Provided material:
--------------------------------------------------

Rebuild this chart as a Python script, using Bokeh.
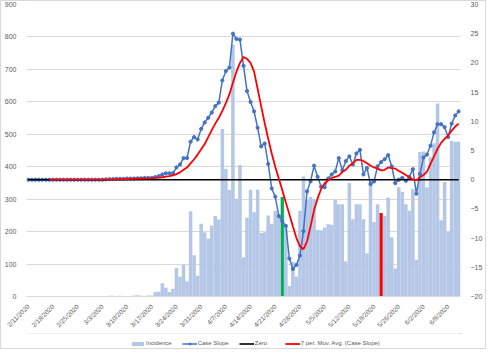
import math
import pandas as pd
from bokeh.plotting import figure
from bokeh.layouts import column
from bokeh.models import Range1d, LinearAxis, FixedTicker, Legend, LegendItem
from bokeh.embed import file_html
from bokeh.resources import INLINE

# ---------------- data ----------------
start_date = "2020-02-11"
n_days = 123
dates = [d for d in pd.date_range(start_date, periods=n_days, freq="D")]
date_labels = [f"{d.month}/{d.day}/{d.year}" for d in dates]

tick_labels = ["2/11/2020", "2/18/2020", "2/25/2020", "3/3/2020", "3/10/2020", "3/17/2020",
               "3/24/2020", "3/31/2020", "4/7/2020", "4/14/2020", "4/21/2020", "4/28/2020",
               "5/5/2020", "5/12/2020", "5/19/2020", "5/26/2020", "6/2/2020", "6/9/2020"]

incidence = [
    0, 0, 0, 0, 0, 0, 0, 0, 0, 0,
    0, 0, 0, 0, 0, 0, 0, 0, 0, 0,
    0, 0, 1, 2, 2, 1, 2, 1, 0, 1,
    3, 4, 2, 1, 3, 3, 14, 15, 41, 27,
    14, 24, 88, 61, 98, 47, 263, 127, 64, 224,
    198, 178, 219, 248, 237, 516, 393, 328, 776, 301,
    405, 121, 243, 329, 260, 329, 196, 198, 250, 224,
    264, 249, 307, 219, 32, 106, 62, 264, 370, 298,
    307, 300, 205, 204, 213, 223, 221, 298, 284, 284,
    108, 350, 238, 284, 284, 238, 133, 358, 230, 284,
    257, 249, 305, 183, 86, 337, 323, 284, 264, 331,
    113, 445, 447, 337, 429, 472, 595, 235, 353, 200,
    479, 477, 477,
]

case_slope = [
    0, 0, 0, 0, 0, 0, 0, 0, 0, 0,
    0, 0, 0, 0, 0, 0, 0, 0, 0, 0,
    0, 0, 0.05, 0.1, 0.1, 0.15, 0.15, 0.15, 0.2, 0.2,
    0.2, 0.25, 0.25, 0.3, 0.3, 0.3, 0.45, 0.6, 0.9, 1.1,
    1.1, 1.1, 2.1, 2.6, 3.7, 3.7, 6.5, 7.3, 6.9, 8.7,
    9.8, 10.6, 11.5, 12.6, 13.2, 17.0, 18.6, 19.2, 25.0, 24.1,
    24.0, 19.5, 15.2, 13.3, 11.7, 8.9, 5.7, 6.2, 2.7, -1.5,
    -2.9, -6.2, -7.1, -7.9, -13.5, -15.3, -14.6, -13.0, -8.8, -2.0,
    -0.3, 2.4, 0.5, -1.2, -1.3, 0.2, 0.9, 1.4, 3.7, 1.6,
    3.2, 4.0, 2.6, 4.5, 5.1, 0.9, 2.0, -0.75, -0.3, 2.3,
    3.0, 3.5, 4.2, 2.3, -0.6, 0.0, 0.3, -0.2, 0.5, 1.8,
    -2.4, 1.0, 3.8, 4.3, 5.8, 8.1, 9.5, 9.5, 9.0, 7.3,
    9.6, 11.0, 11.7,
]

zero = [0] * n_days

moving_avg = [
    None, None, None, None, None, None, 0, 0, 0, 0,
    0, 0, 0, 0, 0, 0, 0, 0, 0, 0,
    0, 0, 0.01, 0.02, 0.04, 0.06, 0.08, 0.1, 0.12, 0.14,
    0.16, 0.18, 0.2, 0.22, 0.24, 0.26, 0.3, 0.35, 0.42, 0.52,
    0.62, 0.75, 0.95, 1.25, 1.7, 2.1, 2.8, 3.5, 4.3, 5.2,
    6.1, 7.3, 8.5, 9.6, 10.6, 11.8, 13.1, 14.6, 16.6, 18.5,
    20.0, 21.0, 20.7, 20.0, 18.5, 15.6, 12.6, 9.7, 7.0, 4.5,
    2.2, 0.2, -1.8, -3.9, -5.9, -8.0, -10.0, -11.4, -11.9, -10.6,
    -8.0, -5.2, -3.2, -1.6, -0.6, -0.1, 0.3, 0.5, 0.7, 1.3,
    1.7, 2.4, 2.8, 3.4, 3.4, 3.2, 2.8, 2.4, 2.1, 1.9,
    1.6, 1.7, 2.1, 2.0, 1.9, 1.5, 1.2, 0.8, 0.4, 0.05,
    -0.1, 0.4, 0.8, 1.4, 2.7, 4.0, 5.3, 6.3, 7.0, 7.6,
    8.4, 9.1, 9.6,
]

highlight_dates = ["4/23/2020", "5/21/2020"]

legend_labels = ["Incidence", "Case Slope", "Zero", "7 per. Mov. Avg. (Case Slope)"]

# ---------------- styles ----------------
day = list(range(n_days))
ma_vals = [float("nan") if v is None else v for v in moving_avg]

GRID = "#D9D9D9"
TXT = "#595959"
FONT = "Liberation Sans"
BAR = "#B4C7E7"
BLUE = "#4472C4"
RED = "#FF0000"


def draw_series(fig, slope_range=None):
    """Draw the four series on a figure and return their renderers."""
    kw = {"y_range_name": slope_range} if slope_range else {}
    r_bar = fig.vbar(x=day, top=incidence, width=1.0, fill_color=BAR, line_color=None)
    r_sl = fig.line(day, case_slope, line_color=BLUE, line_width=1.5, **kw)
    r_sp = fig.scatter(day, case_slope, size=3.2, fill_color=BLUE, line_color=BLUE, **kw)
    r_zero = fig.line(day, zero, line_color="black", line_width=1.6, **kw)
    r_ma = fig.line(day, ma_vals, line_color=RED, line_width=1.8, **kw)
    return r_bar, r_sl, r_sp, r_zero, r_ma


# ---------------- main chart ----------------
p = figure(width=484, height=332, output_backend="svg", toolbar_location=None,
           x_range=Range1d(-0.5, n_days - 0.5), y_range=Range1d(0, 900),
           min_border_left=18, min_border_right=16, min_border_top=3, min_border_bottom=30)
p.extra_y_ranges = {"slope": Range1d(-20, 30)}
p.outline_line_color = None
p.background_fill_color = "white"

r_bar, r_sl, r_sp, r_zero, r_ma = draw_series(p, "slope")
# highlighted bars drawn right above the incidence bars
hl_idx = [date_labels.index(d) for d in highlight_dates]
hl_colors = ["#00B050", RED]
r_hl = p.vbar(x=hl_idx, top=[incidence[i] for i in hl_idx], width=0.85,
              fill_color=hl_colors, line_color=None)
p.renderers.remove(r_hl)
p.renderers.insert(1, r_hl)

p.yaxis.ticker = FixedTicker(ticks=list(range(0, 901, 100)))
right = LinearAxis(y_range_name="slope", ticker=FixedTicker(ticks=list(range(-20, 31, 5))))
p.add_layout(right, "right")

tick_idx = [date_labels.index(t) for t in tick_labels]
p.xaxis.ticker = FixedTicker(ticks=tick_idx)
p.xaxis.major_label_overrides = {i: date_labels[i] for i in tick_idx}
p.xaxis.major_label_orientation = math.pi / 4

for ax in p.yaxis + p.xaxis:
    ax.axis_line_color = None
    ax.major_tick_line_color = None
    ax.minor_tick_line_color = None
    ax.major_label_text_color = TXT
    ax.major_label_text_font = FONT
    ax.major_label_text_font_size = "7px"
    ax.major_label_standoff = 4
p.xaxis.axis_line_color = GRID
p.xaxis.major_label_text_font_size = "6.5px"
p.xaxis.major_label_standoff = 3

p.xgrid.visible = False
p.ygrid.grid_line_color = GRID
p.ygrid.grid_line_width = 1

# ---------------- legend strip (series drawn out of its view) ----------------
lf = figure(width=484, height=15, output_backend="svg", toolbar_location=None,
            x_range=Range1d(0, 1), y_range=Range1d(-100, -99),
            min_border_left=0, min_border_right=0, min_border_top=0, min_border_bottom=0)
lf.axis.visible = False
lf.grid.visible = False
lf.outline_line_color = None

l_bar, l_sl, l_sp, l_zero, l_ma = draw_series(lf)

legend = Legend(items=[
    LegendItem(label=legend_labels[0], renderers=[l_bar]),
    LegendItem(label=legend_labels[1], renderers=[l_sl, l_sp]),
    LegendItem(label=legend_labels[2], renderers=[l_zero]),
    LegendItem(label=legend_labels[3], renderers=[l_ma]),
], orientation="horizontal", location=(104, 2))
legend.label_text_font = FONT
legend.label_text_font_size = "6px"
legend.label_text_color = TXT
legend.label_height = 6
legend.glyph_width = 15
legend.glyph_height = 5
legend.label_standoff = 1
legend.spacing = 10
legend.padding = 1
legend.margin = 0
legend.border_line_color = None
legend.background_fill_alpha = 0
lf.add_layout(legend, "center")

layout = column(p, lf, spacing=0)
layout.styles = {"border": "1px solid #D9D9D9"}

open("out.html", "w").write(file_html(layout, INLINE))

--------------------------------------------------

Up to and including the line containing "d in dates]", repeat every line from the start of the data, but none of the pictures.

The answer:
Rebuild this chart as a Python script, using Bokeh.
import math
import pandas as pd
from bokeh.plotting import figure
from bokeh.layouts import column
from bokeh.models import Range1d, LinearAxis, FixedTicker, Legend, LegendItem
from bokeh.embed import file_html
from bokeh.resources import INLINE

# ---------------- data ----------------
start_date = "2020-02-11"
n_days = 123
dates = [d for d in pd.date_range(start_date, periods=n_days, freq="D")]
date_labels = [f"{d.month}/{d.day}/{d.year}" for d in dates]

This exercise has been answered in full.